Aim of the exercise - Check every line below for the word "this" and copy the ones that have it.

Charts and diagrams as code:
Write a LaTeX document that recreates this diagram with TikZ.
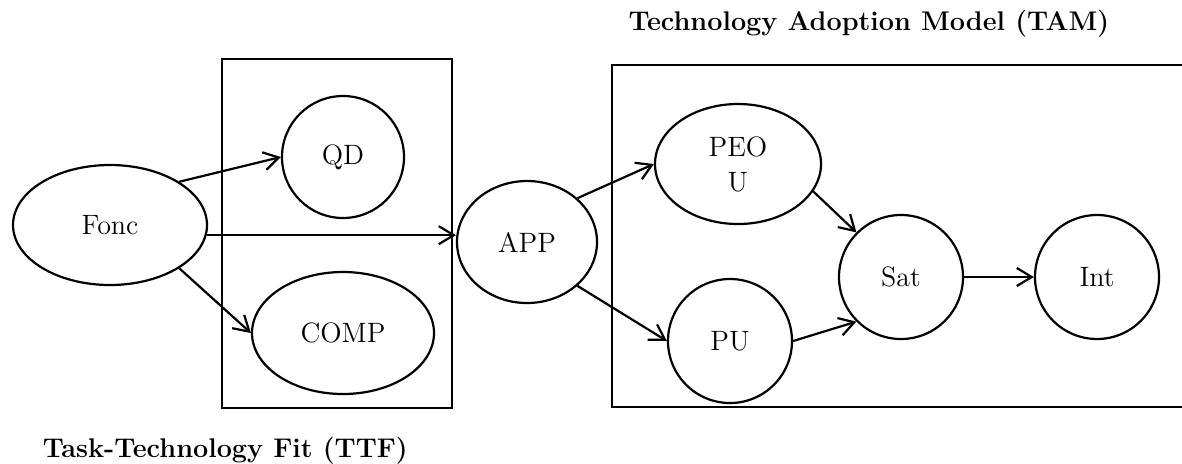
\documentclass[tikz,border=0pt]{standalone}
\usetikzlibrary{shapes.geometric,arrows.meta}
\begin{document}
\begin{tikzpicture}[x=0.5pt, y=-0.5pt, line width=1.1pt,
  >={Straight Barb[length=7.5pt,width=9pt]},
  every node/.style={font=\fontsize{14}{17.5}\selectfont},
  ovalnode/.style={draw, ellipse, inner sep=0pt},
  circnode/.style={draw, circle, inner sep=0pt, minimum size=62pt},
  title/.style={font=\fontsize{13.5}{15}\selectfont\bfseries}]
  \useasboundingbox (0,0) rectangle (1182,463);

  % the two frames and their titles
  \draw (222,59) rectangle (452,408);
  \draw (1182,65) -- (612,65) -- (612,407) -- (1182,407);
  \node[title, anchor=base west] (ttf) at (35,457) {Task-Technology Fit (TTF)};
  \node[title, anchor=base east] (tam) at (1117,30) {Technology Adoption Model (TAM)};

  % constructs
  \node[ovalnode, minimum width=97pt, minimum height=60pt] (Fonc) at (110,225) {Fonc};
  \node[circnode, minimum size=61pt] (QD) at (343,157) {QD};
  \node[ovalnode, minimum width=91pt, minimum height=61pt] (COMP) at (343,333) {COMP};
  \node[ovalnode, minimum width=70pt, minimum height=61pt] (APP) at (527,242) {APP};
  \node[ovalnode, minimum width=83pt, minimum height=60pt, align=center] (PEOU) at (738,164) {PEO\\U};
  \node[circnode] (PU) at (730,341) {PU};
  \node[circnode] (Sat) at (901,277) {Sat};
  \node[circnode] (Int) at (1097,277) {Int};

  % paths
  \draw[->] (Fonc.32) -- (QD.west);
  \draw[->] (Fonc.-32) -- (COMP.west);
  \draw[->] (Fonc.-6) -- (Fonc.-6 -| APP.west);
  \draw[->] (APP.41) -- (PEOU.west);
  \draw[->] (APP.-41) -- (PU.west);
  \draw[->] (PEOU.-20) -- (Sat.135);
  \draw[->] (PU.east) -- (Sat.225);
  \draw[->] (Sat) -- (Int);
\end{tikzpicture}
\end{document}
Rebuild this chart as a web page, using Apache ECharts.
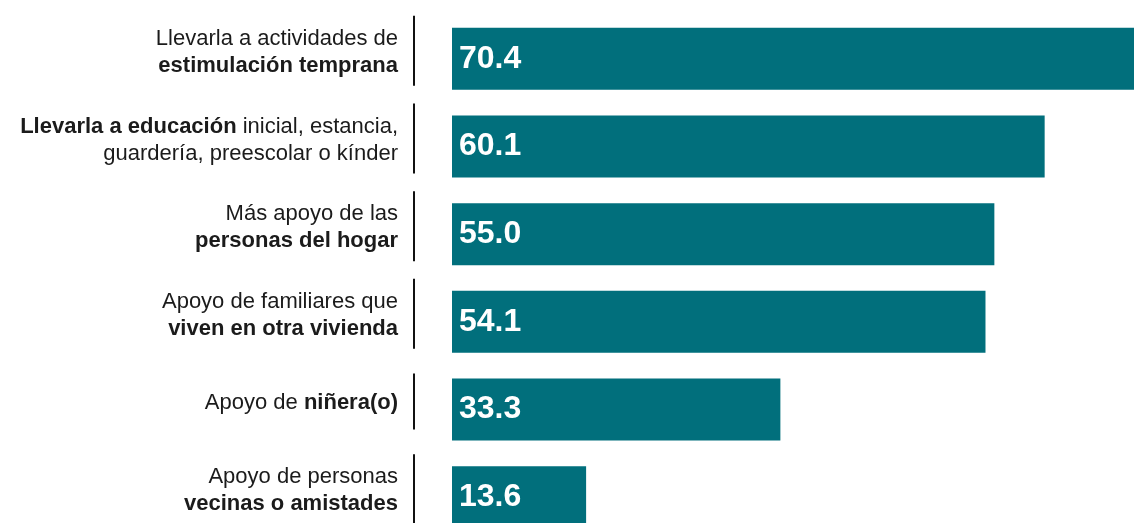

Result below -
Write a LaTeX document that recreates this diagram with TikZ.
Rebuild this chart as a web page, using Apache ECharts.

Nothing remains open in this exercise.